In another torrid year, losses fell to £23m to March 2010, compared with £71m last time round on sales slumped 27% at £351m.
Steve Corcoran, Speedy chief executive, said the group made £80m in cost savings over the year to put the hirer on a firmer footing.
Staff numbers were chopped by 317, costing Speedy £5.9m in redundancy and back office reorganisation costs.
Speedy closed 37 depots and 14 workshops and reduced its fleet by 322 vehicles.
Corcoran warned that fleet expansion plans remained on hold after last year’s capital spending fell by half.
“Investment in the hire fleet for growth is not planned until we see a more sustainable recovery in UK construction activity, which we forecast will not occur until at least the 2011-12 financial year.”
Speedy is focused on doing more business with the country’s top 50 contractors, which now account for a quarter of total hire revenue.

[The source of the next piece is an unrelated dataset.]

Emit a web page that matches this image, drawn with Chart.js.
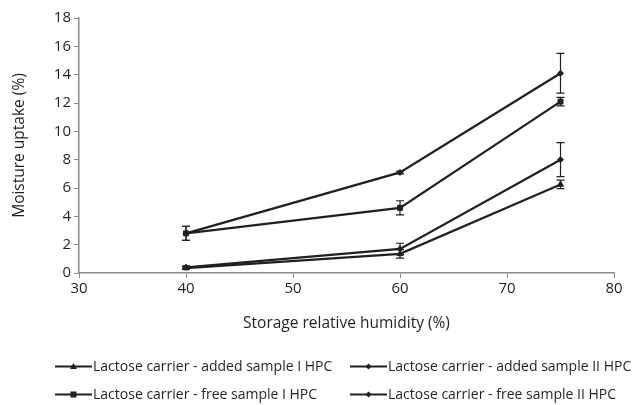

The firm said it had high hopes of growing its fledgling Middle East business on the back of its first major deal with Al Futtaim Carillion.
Corcoran said there was light at the end of the tunnel as hire volumes at the end of April had risen to come broadly in line with those of April 2009.
“While we expect to see a further slight reduction in overall construction volumes this year, we expect to see our trading position maintained.”
He added: “As the year progresses and should the economic outlook continue to improve, we expect new opportunities to emerge from outsourcing.”